T.K. reports to have provided methodological expertise to Amgen and CoLucid, for which the Charité – Universitätsmedizin Berlin has received financial compensation. T.K. further received honoraria from Novartis and Daiichi Sankyo for a scientific presentation and from Lilly, Newsenselab, and Total for methodological advice. The remaining authors declare no competing interests.

Figures

Fig. 1
Fig. 1. Local genetic correlation between migraine and BP traits at reported migraine loci using ρ-HESS and GWAS-PW.
Colors represent the significance level of local genetic correlation between migraine and blood pressure (BP) traits (DBP, SBP, and PP) using ρ-HESS (Pρ-HESS based on Wald test), red for positive genetic correlation and blue for negative genetic correlation at the corresponding locus. Dots represent the estimated posterior probability (PPA_3) that genetic associations with migraine and BP traits (DBP, SBP, and PP) co-localize at the corresponding locus, larger size indicate larger posterior probability. Significant local genetic correlation between BP traits and migraine was observed at three regions: harboring gene FHL5, C7orf10, and PLCE1, after controlling for multiple testing (Pρ-HESS < 0.05/1703, see details in Supplementary Table 1) and with high estimated posterior probability (PPA_3 > 0.9, see details in Supplementary Table 2).
Fig. 2
Fig. 2. Number of shared TWAS significant genes between migraine and BP traits across 48 GTEx tissues (version 7).

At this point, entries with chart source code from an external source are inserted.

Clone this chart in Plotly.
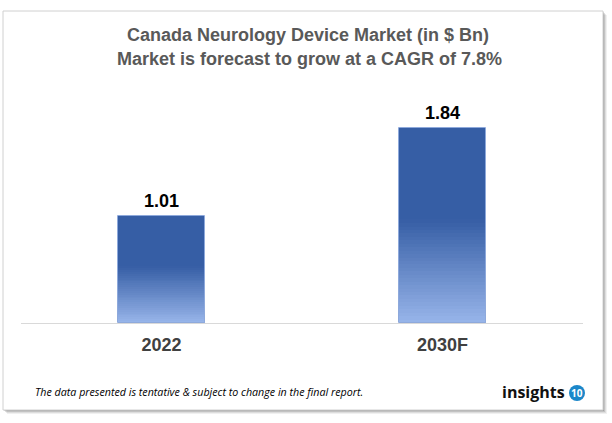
import plotly.graph_objects as go

# ---- data ----
categories = ["2022", "2030F"]
values = [1.01, 1.84]
value_labels = ["1.01", "1.84"]
title_line1 = "Canada Neurology Device Market (in $ Bn)"
title_line2 = "Market is forecast to grow at a CAGR of 7.8%"
footer_text = "The data presented is tentative & subject to change in the final report."

# ---- geometry helpers (pixel -> paper) ----
W, H = 612, 423
ML, MR, MT, MB = 21, 29, 111, 100
PW, PH = W - ML - MR, H - MT - MB


def px(x):
    return (x - ML) / PW


def py(y):
    return (H - MB - y) / PH


BAR_W = 0.31
TOP = (54, 94, 165)      # solid top colour
BOT = (152, 181, 234)    # light bottom colour
SOLID_FRAC = 0.53
N = 30

fig = go.Figure()

# base bar (solid top colour)
fig.add_trace(go.Bar(
    x=categories, y=values, width=BAR_W,
    marker=dict(color="rgb(%d,%d,%d)" % TOP, line=dict(width=0)),
    hoverinfo="skip", showlegend=False,
))

# gradient slices over the lower part of each bar
for i in range(N):
    lo = SOLID_FRAC * i / N
    hi = SOLID_FRAC * (i + 1) / N
    t = (i + 0.5) / N
    c = tuple(round(BOT[k] + (TOP[k] - BOT[k]) * t) for k in range(3))
    fig.add_trace(go.Bar(
        x=categories,
        base=[lo * v for v in values],
        y=[(hi - lo + 0.004) * v for v in values],
        width=BAR_W,
        marker=dict(color="rgb(%d,%d,%d)" % c, line=dict(width=0)),
        hoverinfo="skip", showlegend=False,
    ))

# thin light outline
fig.add_trace(go.Bar(
    x=categories, y=values, width=BAR_W,
    marker=dict(color="rgba(0,0,0,0)", line=dict(color="#8EA9DB", width=1)),
    hoverinfo="skip", showlegend=False,
))

annotations = []
for i, (v, lab) in enumerate(zip(values, value_labels)):
    annotations.append(dict(
        x=i, y=v, xref="x", yref="y", text="<b>%s</b>" % lab,
        showarrow=False, yanchor="bottom", yshift=3,
        font=dict(family="Liberation Sans, Arial", size=18, color="#000000"),
    ))

annotations += [
    dict(x=px(308), y=py(35), xref="paper", yref="paper", text="<b>%s</b>" % title_line1,
         showarrow=False, xanchor="center", yanchor="middle",
         font=dict(family="Liberation Sans, Arial", size=18, color="#595959")),
    dict(x=px(309), y=py(59), xref="paper", yref="paper", text="<b>%s</b>" % title_line2,
         showarrow=False, xanchor="center", yanchor="middle",
         font=dict(family="Liberation Sans, Arial", size=18, color="#595959")),
    dict(x=px(33), y=py(392), xref="paper", yref="paper", text="<i>%s</i>" % footer_text,
         showarrow=False, xanchor="left", yanchor="middle",
         font=dict(family="Open Sans", size=10.7, color="#000000")),
    dict(x=px(567), y=py(392), xref="paper", yref="paper", text="<b>insights</b>",
         showarrow=False, xanchor="right", yanchor="middle",
         font=dict(family="Open Sans", size=16, color="#111111")),
    dict(x=px(577), y=py(393), xref="paper", yref="paper", text="<b>10</b>",
         showarrow=False, xanchor="center", yanchor="middle",
         font=dict(family="Open Sans", size=10, color="#ffffff")),
]

shapes = []
# drop shadow
for k, a in [(4, 0.06), (3, 0.08), (2, 0.12), (1, 0.16)]:
    shapes.append(dict(type="rect", xref="paper", yref="paper", layer="below",
                       x0=px(3 + k), x1=px(603 + k), y0=py(410 + k), y1=py(11 + k),
                       line=dict(width=0), fillcolor="rgba(0,0,0,%g)" % a))
# frame
shapes.append(dict(type="rect", xref="paper", yref="paper", layer="below",
                   x0=px(3), x1=px(603), y0=py(410), y1=py(11),
                   line=dict(color="#D0D0D0", width=1), fillcolor="#ffffff"))
# logo circle
shapes.append(dict(type="circle", xref="paper", yref="paper",
                   x0=px(569), x1=px(585), y0=py(401), y1=py(385),
                   line=dict(width=0), fillcolor="#1B87C9"))

fig.update_layout(
    width=W, height=H,
    margin=dict(l=ML, r=MR, t=MT, b=MB),
    paper_bgcolor="#ffffff", plot_bgcolor="rgba(0,0,0,0)",
    barmode="overlay", bargap=0,
    showlegend=False,
    annotations=annotations, shapes=shapes,
    xaxis=dict(
        type="category", range=[-0.5, 1.5],
        showline=True, linecolor="#D9D9D9", linewidth=1,
        showgrid=False, ticks="", zeroline=False,
        tickfont=dict(family="Liberation Sans, Arial", size=18, color="#404040"),
        ticklabelstandoff=5,
        tickvals=categories, ticktext=["<b>%s</b>" % c for c in categories],
    ),
    yaxis=dict(range=[0, 2.0], visible=False, showgrid=False, zeroline=False),
)

fig.write_html("out.html", config={"displayModeBar": False},
               post_script="document.body.style.margin='0';document.body.style.overflow='hidden';")
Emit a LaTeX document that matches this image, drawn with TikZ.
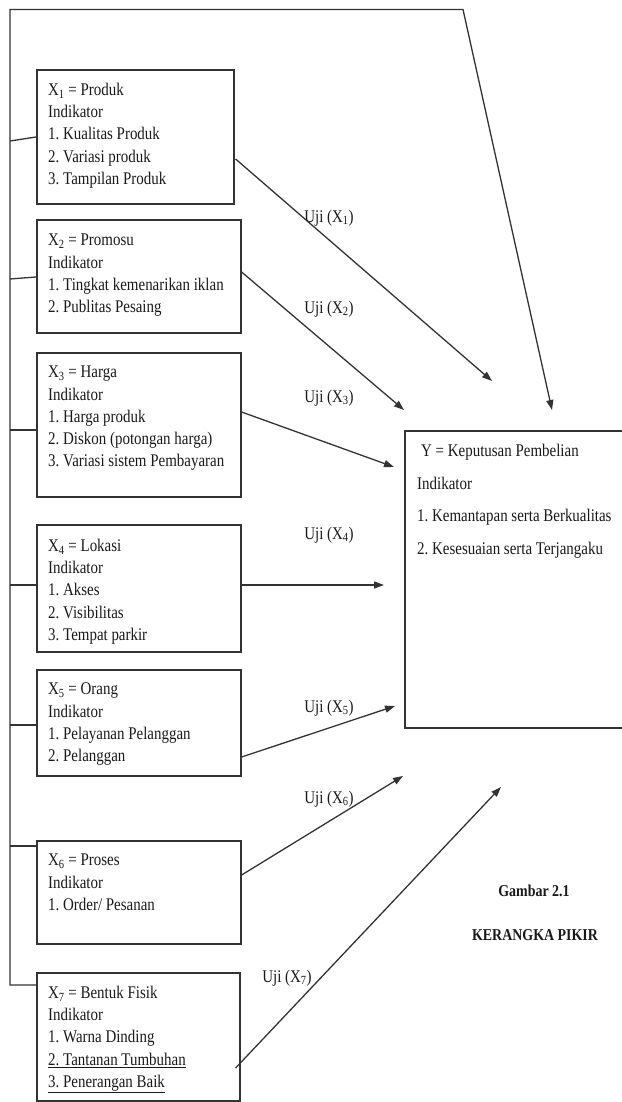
\documentclass[tikz,border=0pt]{standalone}
\usepackage{fontspec}
\setmainfont[FakeStretch=0.84]{Liberation Serif}
\usetikzlibrary{arrows.meta,calc}
\frenchspacing
\begin{document}
\begin{tikzpicture}[x=1pt,y=-1pt,
  ln/.style={draw=black!80,line width=1.3pt,line join=miter},
  boxst/.style={draw=black!80,line width=1.6pt,inner sep=0pt,anchor=north west},
  txt/.style={anchor=north west,inner sep=0pt,align=left,text=black!90,font=\fontsize{17.8}{22.2}\selectfont},
  lbl/.style={inner sep=0pt,text=black!90,font=\fontsize{17.8}{20}\selectfont},
  ttl/.style={inner sep=0pt,text=black!90,font=\bfseries\fontsize{16.6}{18}\selectfont},
  arr/.style={ln,-{Triangle[length=10pt,width=7pt]}},
]
\useasboundingbox (0,0) rectangle (621,1102);

% boxes
\node[boxst,minimum width=197pt,minimum height=134pt] (b1) at (36,69) {};
\node[boxst,minimum width=204pt,minimum height=113pt] (b2) at (36,219) {};
\node[boxst,minimum width=204pt,minimum height=144pt] (b3) at (36,352) {};
\node[boxst,minimum width=204pt,minimum height=127pt] (b4) at (36,524) {};
\node[boxst,minimum width=204pt,minimum height=106pt] (b5) at (36,669) {};
\node[boxst,minimum width=204pt,minimum height=103pt] (b6) at (36,840) {};
\node[boxst,minimum width=203pt,minimum height=128pt] (b7) at (36,972) {};
\node[boxst,minimum width=225pt,minimum height=297pt] (by) at (404,430) {};

% box texts
\node[txt] (t1) at (48,83) {X\textsubscript{1} = Produk\\Indikator\\1. Kualitas Produk\\2. Variasi produk\\3. Tampilan Produk};
\node[txt] (t2) at (48,234) {X\textsubscript{2} = Promosu\\Indikator\\1. Tingkat kemenarikan iklan\\2. Publitas Pesaing};
\node[txt] (t3) at (48,366) {X\textsubscript{3} = Harga\\Indikator\\1. Harga produk\\2. Diskon (potongan harga)\\3. Variasi sistem Pembayaran};
\node[txt] (t4) at (48,539) {X\textsubscript{4} = Lokasi\\Indikator\\1. Akses\\2. Visibilitas\\3. Tempat parkir};
\node[txt] (t5) at (48,683) {X\textsubscript{5} = Orang\\Indikator\\1. Pelayanan Pelanggan\\2. Pelanggan};
\node[txt] (t6) at (48,854) {X\textsubscript{6} = Proses\\Indikator\\1. Order/ Pesanan};
\node[txt] (t7) at (48,986) {X\textsubscript{7} = Bentuk Fisik\\Indikator\\1. Warna Dinding\\\underline{2. Tantanan Tumbuhan}\\\underline{3. Penerangan Baik}};
\node[txt] (ty) at (417,444) {\hspace*{4pt}Y = Keputusan Pembelian\\[10.3pt]Indikator\\[10.3pt]1. Kemantapan serta Berkualitas\\[10.3pt]2. Kesesuaian serta Terjangaku};

% labels
\node[lbl] (u1) at (329,218) {Uji (X\textsubscript{1})};
\node[lbl] (u2) at (329,309) {Uji (X\textsubscript{2})};
\node[lbl] (u3) at (329,398) {Uji (X\textsubscript{3})};
\node[lbl] (u4) at (329,535) {Uji (X\textsubscript{4})};
\node[lbl] (u5) at (329,708) {Uji (X\textsubscript{5})};
\node[lbl] (u6) at (329,799) {Uji (X\textsubscript{6})};
\node[lbl] (u7) at (287,978) {Uji (X\textsubscript{7})};
\node[ttl] (g1) at (534,891) {Gambar 2.1};
\node[ttl] (g2) at (535,935) {KERANGKA PIKIR};

% frame line
\coordinate (ftop) at (10,9.5);
\coordinate (fcorner) at (463,9.5);
\coordinate (fbot) at (10,985);
\coordinate (atop) at (552,410);
\draw[arr] ($(b7.north west)+(0,13)$) -- (fbot) -- (ftop) -- (fcorner) -- (atop);

% ticks to boxes
\coordinate (l1) at (10,141);
\coordinate (l2) at (10,279);
\coordinate (l3) at (10,430);
\coordinate (l4) at (10,585);
\coordinate (l5) at (10,725);
\coordinate (l6) at (10,846);
\draw[ln] (l1) -- ($(b1.north west)+(0,68)$);
\draw[ln] (l2) -- ($(b2.north west)+(0,58)$);
\draw[ln] (l3) -- ($(b3.north west)+(0,78)$);
\draw[ln] (l4) -- ($(b4.north west)+(0,61)$);
\draw[ln] (l5) -- ($(b5.north west)+(0,56)$);
\draw[ln] (l6) -- ($(b6.north west)+(0,6)$);

% arrows toward Y
\coordinate (a1) at (492,381);
\coordinate (a2) at (404,410);
\coordinate (a3) at (394,467);
\coordinate (a4) at (384,585);
\coordinate (a5) at (395,706);
\coordinate (a6) at (403,776);
\coordinate (a7) at (501,787);
\draw[arr] ($(b1.north east)+(1,90)$) -- (a1);
\draw[arr] ($(b2.north east)+(0,53)$) -- (a2);
\draw[arr] ($(b3.north east)+(0,60)$) -- (a3);
\draw[arr] ($(b4.north east)+(0,61)$) -- (a4);
\draw[arr] ($(b5.north east)+(0,88)$) -- (a5);
\draw[arr] ($(b6.north east)+(0,35)$) -- (a6);
\draw[arr] ($(b7.north east)+(-5,96)$) -- (a7);
\end{tikzpicture}
\end{document}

The X axis shows the count of genes from tissues in the GTEx database meeting significance thresholds for multiple testing for migraine and for each of the BP measures as indicated. The Y axis lists GTEx tissues. Colors represent different tissue categories. The null hypothesis of TWAS is no expression-trait association (or genetic correlation between expression and a trait) conditional on the observed GWAS statistics at the corresponding locus. The total number of TWAS gene-tissue pairs being tested is 206,397 across 48 GTEx tissues. TWAS transcriptome-wide association studies, BP blood pressure, DBP diastolic blood pressure, SBP systolic blood pressure, PP pulse pressure, No. number.